Si en algunos barrios los carruajes llegaban a determinadas esquinas donde se armaba la fila, se vendían puestos y se comentaba las últimas noticias relacionadas con la vida del barrio, en otros se comenzaron a implementar acopios que eran casas de las matronas del barrio a las que todo el mundo conocía.

En Belén Granada, por ejemplo, la casa elegida fue la de doña Bertina, quien junto a su esposo Roberto, fue una de las fundadores del barrio en inmediaciones de lo que hoy es el colegio San Juan Bosco.

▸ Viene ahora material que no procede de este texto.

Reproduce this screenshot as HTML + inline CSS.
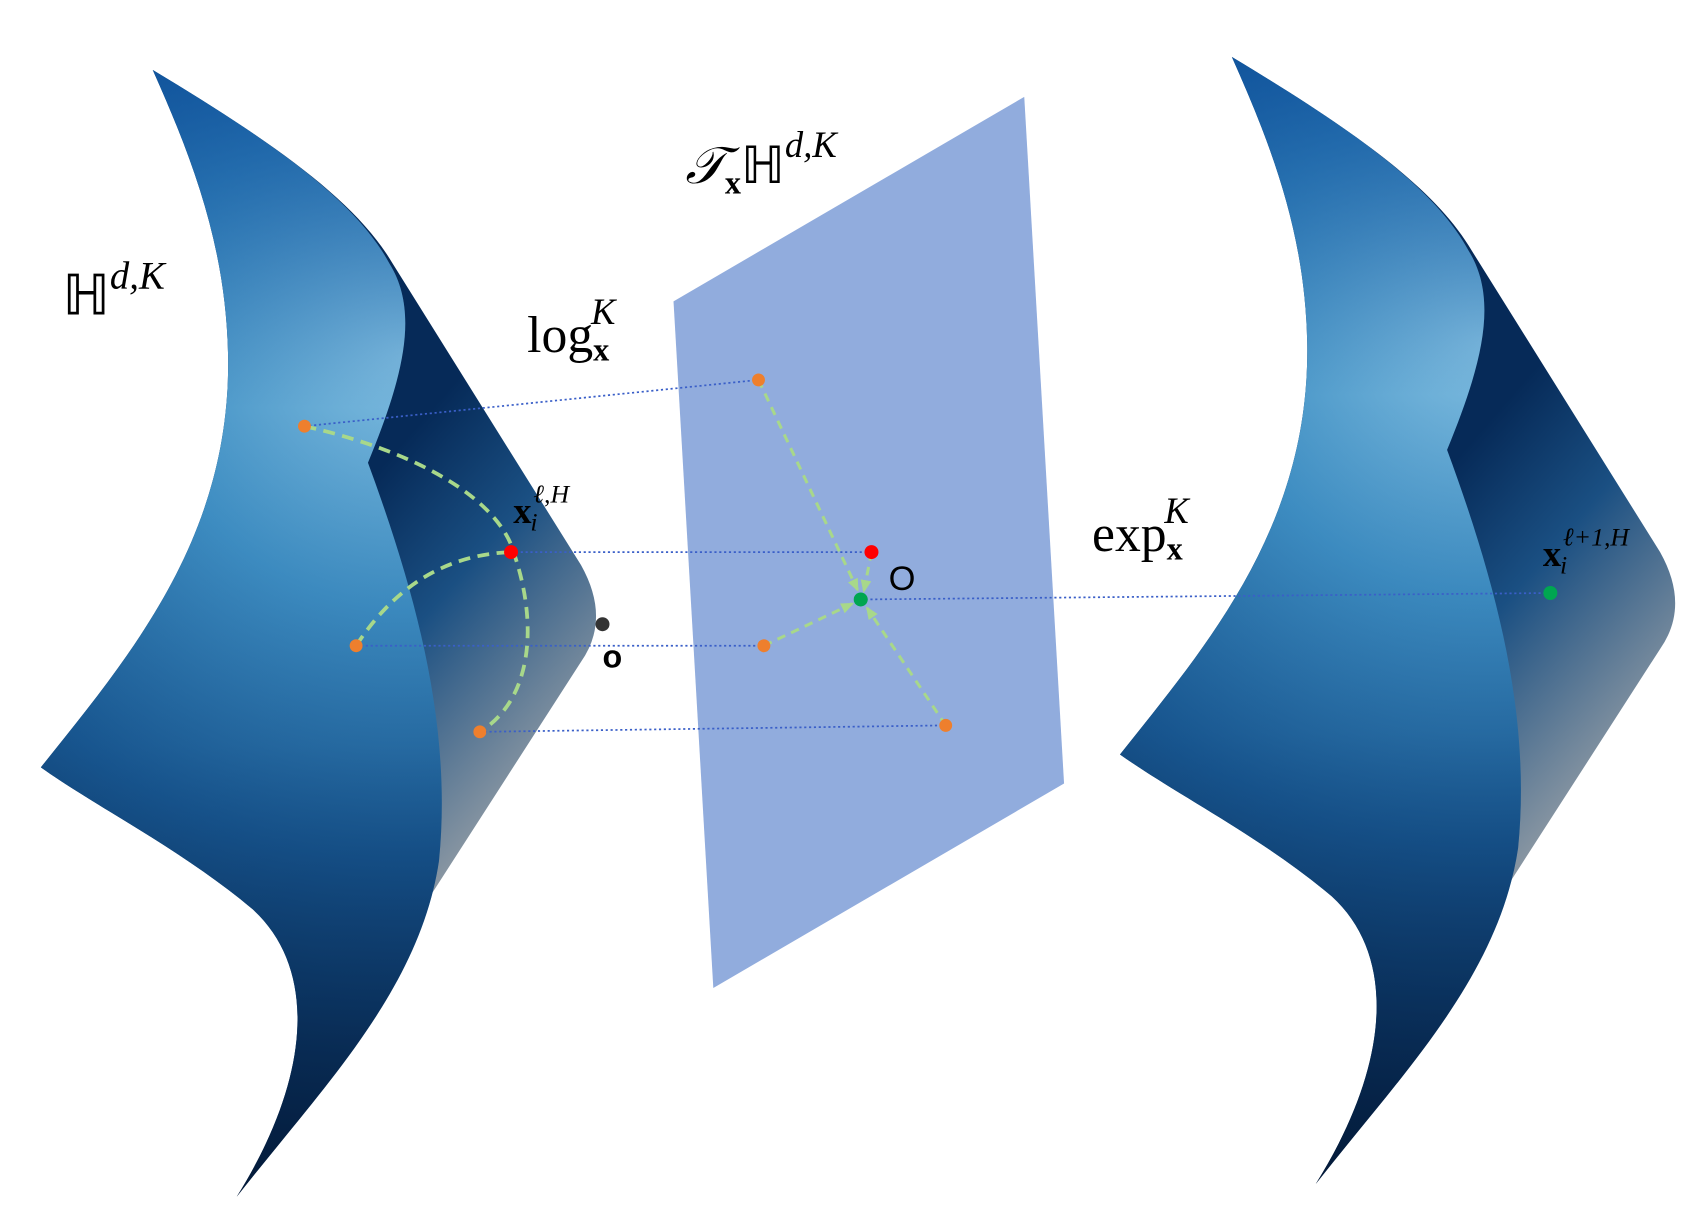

“Recuerdo que la casa era tan grande que tenía un solar enorme y hasta puerta falsa. Cuando mi mamá (Bertina) se enfermaba yo vendía la leche que llegaba a la casa en cantinas y se armaban unas filas enormes. Me gustaba quedarme con el alambre de la tapa de cartón para hacer collares y pulseras”, cuenta Miriam Posada, quien a su avanzada edad aún recuerda con claridad detalles del alboroto que implicaba dos veces por semana la llegada de la leche al barrio.

Botellas, un bien preciado

Mónica Kestner, quien vivía con su familia en el barrio Doce de Octubre, recuerda la madrugada para ser los primeros en la fila y poder garantizar leche para la casa y el esmero con el que cuidaban las botellas de vidrio que eran casi un artículo de lujo:

“Cuando los niños esperábamos la llegada de la leche, llegaban las señoras con sus recipientes y preguntaban cómo iba la fila. Cuando el vehículo seguía su recorrido para la siguiente parada derramaba un poco de leche para dejar constancia de que ya había pasado por ese sector ”, añade.

Otros, los más humildes, llevaban ollas, jarras y baldes o empacaban en botellas de aguardiente para llevar la leche que se mezclaba con chocolate o agua de panela.

En el sur del Aburrá las historias son similares, pero con diferentes marcas que se posicionaron en su momento como Prolaca (Envigado) y San Germán (Caldas).

Todos coinciden en que la época más difícil del año para conseguir leche era en diciembre cuando el consumo del lácteo se disparaba porque las familias hacían natilla y demás manjares navideños en fogón de leña.

La pelea por la nata

Más allá de las implacables madrugadas, muchas de ellas desde las 4 y 5 de la mañana, quienes crecieron con el sistema antiguo de distribución de leche recuerdan la responsabilidad que implicaba cargar las botellas de vidrio y la pelea por quién de la familia reclamaba el lácteo para tener el honor de probar la nata que se quedaba pegada a la tapa y que era mantequilla pura.

Luego las empresas evolucionaron con las tapas que ya no eran de cartón, sino metálicas y de diferentes colores. Cada una correspondía al día de la semana que era distribuida y funcionó como un control de calidad para evitar problemas asociados a intoxicaciones.

La vida en los barrios fue evolucionando y ya los caballos y coches viejos fueron reemplazados por pequeños furgones.

La dinámica cambió, en gran medida, cuando en 1983 la cooperativa Colanta lanzó el empaque de bolsa y dos años después la máquina envasadora de vidrio dejó de operar y las botellas comenzaron de a poco a ser relegadas como artículo decorativo.

Lo que nunca se acabó fueron las anécdotas de esas filas de antaño, los recuerdos de los novios furtivos conseguidos en la fila y el chisme que mutó en adagio popular sobre la paternidad del lechero. Tampoco el recuerdo del sabor de la leche de siempre. La nostalgia no tiene fecha de vencimiento.